Running the table when a Dark Gift is in play

A Dark Gift usually adds a new triggered effect or condition-like state to track, which means more to remember mid-combat. Horror sessions are exactly where you don’t want to stall the tension to look up wording. Keep your rulings fast — a condition reference handles the 2024 conditions a Dark Gift might impose, and physical cards in front of the affected player keep their new ability visible instead of buried in notes.

The short version

Dark Gifts are a small mechanic with an outsized tonal job: make your players complicit in the horror. Offer them in the fiction, make the price bite, and tie them to the campaign, and a single Dark Gift can carry an arc. Wait for the book for the exact rules — and in the meantime, line up the maps and table tools that make a horror campaign run without breaking tension. For the wider 2026 picture, see how Dark Gifts fit the Season of Horror.
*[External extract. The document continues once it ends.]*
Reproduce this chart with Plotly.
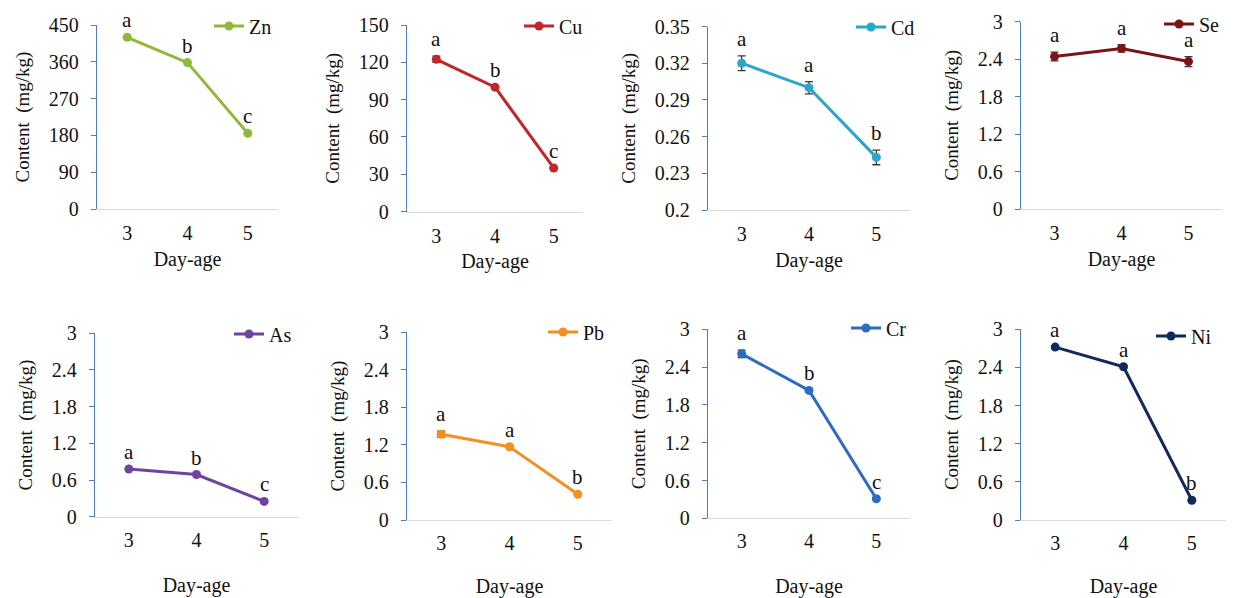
import plotly.graph_objects as go

W, H = 1236, 598
FONT = "Liberation Serif, serif"

day_age = [3, 4, 5]

elements = ["Zn", "Cu", "Cd", "Se", "As", "Pb", "Cr", "Ni"]
zn = [420, 358, 185]
cu = [122.4, 100, 35]
cd = [0.320, 0.300, 0.243]
se = [2.44, 2.57, 2.36]
as_ = [0.78, 0.69, 0.25]
pb = [1.37, 1.17, 0.41]
cr = [2.61, 2.03, 0.31]
ni = [2.72, 2.41, 0.31]

zn_err = [0, 0, 0]
cu_err = [2.5, 0, 0]
cd_err = [0.006, 0.005, 0.006]
se_err = [0.07, 0.06, 0.08]
as_err = [0, 0, 0]
pb_err = [0.05, 0, 0]
cr_err = [0.06, 0, 0]
ni_err = [0, 0, 0]

zn_letters = ["a", "b", "c"]
cu_letters = ["a", "b", "c"]
cd_letters = ["a", "a", "b"]
se_letters = ["a", "a", "a"]
as_letters = ["a", "b", "c"]
pb_letters = ["a", "a", "b"]
cr_letters = ["a", "b", "c"]
ni_letters = ["a", "a", "b"]

zn_ticks = [0, 90, 180, 270, 360, 450]
cu_ticks = [0, 30, 60, 90, 120, 150]
cd_ticks = [0.2, 0.23, 0.26, 0.29, 0.32, 0.35]
std_ticks = [0, 0.6, 1.2, 1.8, 2.4, 3]

values = [zn, cu, cd, se, as_, pb, cr, ni]
errors = [zn_err, cu_err, cd_err, se_err, as_err, pb_err, cr_err, ni_err]
letters = [zn_letters, cu_letters, cd_letters, se_letters,
           as_letters, pb_letters, cr_letters, ni_letters]
ticks = [zn_ticks, cu_ticks, cd_ticks, std_ticks,
         std_ticks, std_ticks, std_ticks, std_ticks]
tick_text = [[str(t) for t in zn_ticks], [str(t) for t in cu_ticks],
             ["0.2", "0.23", "0.26", "0.29", "0.32", "0.35"],
             ["0", "0.6", "1.2", "1.8", "2.4", "3"]] + \
            [["0", "0.6", "1.2", "1.8", "2.4", "3"]] * 4
colors = ["#8DB83A", "#C0262C", "#2BA6CB", "#7A1416",
          "#6E44A0", "#F58F23", "#2D6CBF", "#112A5E"]

# panel boxes in pixels: (left, right, top, bottom)
boxes = [(97, 278, 25, 209), (407, 583, 25, 211.5), (708, 910, 26.5, 210),
         (1021, 1222, 21.5, 209.3),
         (95, 298, 333.3, 516.7), (407, 612, 332.3, 520), (708, 910, 329.3, 518.3),
         (1021, 1226, 329.3, 520)]
# legend anchors (right edge x, center y) in pixels
leg_pos = [(277, 26), (588, 26), (920, 27), (1225, 24),
           (297, 334), (610, 332), (912, 328), (1217, 336)]

fig = go.Figure()
annotations = []
for i in range(8):
    ax = "" if i == 0 else str(i + 1)
    lg = "legend" if i == 0 else f"legend{i + 1}"
    fig.add_trace(go.Scatter(
        x=day_age, y=values[i], name=elements[i],
        mode="lines+markers",
        line=dict(color=colors[i], width=3),
        marker=dict(color=colors[i], size=9),
        error_y=dict(type="data", array=errors[i], visible=True,
                     color="#3a3a3a", thickness=1.3, width=4),
        xaxis="x" + ax, yaxis="y" + ax, legend=lg, cliponaxis=False,
    ))
    l, r, t, b = boxes[i]
    fig.layout["xaxis" + ax] = dict(
        domain=[l / W, r / W], range=[2.5, 5.5], tickvals=day_age,
        showline=True, linecolor="#D9D9D9", linewidth=1, showgrid=False,
        zeroline=False, ticks="", ticklabelstandoff=6 if i < 4 else 5,
        tickfont=dict(family=FONT, size=20, color="#111"),
        title=dict(text="Day-age", font=dict(family=FONT, size=20, color="#111"),
                   standoff=8 if i < 4 else 28),
        anchor="y" + ax, fixedrange=True,
    )
    rng = [ticks[i][0], ticks[i][-1]]
    fig.layout["yaxis" + ax] = dict(
        domain=[1 - b / H, 1 - t / H], range=rng, tickvals=ticks[i],
        ticktext=tick_text[i],
        showline=True, linecolor="#4F7DB8", linewidth=1.3, showgrid=False,
        zeroline=False, ticks="outside", ticklen=5, tickcolor="#4F7DB8",
        ticklabelstandoff=8,
        tickfont=dict(family=FONT, size=20, color="#111"),
        title=dict(text="Content\u00a0\u00a0(mg/kg)",
                   font=dict(family=FONT, size=19, color="#111"), standoff=14),
        anchor="x" + ax, fixedrange=True,
    )
    lx, ly = leg_pos[i]
    fig.layout[lg] = dict(
        x=lx / W, y=1 - ly / H, xanchor="right", yanchor="middle",
        bgcolor="rgba(0,0,0,0)", font=dict(family=FONT, size=20, color="#111"),
        itemwidth=30, tracegroupgap=0,
    )
    for xv, yv, ev, lt in zip(day_age, values[i], errors[i], letters[i]):
        annotations.append(dict(
            x=xv, y=yv + ev, xref="x" + ax, yref="y" + ax, text=lt,
            showarrow=False, yanchor="bottom", yshift=3,
            font=dict(family=FONT, size=21, color="#111"),
        ))

fig.update_layout(
    width=W, height=H, margin=dict(l=0, r=0, t=0, b=0, autoexpand=False),
    paper_bgcolor="white", plot_bgcolor="white",
    font=dict(family=FONT, color="#111"),
    annotations=annotations, showlegend=True,
)
fig.write_html("out.html",
               config={"displayModeBar": False, "staticPlot": True},
               post_script="document.body.style.margin='0px';"
                           "document.body.style.overflow='hidden';")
Frequently asked questions

What are Dark Gifts in D&D?
Dark Gifts are a category of feats introduced in Ravenloft: The Horrors Within (June 2026). They represent supernatural bargains that grant a character power at a thematic or mechanical cost, fitting the gothic-horror tone of the Domains of Dread. The full mechanics weren't published at the time of writing.
How do Dark Gift feats work?
Wizards presented Dark Gifts as Dark Gift feats tied to Ravenloft: The Horrors Within, framed as power-with-a-price bargains. Exact rules — prerequisites, how you gain them, and what each costs — had not been fully detailed at the time of writing, so treat specific feat write-ups you see as unconfirmed until the book releases.
Are Dark Gifts new to Ravenloft?
The concept of a dark bargain isn't new to Ravenloft as a setting, but the Dark Gift feats are a fresh mechanical implementation tied to the 2024 rules and the 2026 Horrors Within book. Earlier Ravenloft material handled dark bargains differently.
Should I let players take Dark Gifts?
It's your call as DM. Dark Gifts are designed to add horror flavour and risk, so they shine when the cost actually bites at the table. If you allow them, make the price meaningful and tie it into the story, rather than treating a Dark Gift as a free power pick.
Do you need Ravenloft: The Horrors Within to use Dark Gifts?
Dark Gifts are content from Ravenloft: The Horrors Within, so you need access to that book for the official versions. You can homebrew similar bargains without it, but the published Dark Gift feats live in that release.
Can Dark Gifts be used outside Ravenloft?
Mechanically you can drop a Dark Gift into any campaign, but they're built for horror tone. In a non-horror game the flavour can feel out of place, so adapt the framing — a cursed relic, a fiendish pact — if you lift them into another setting.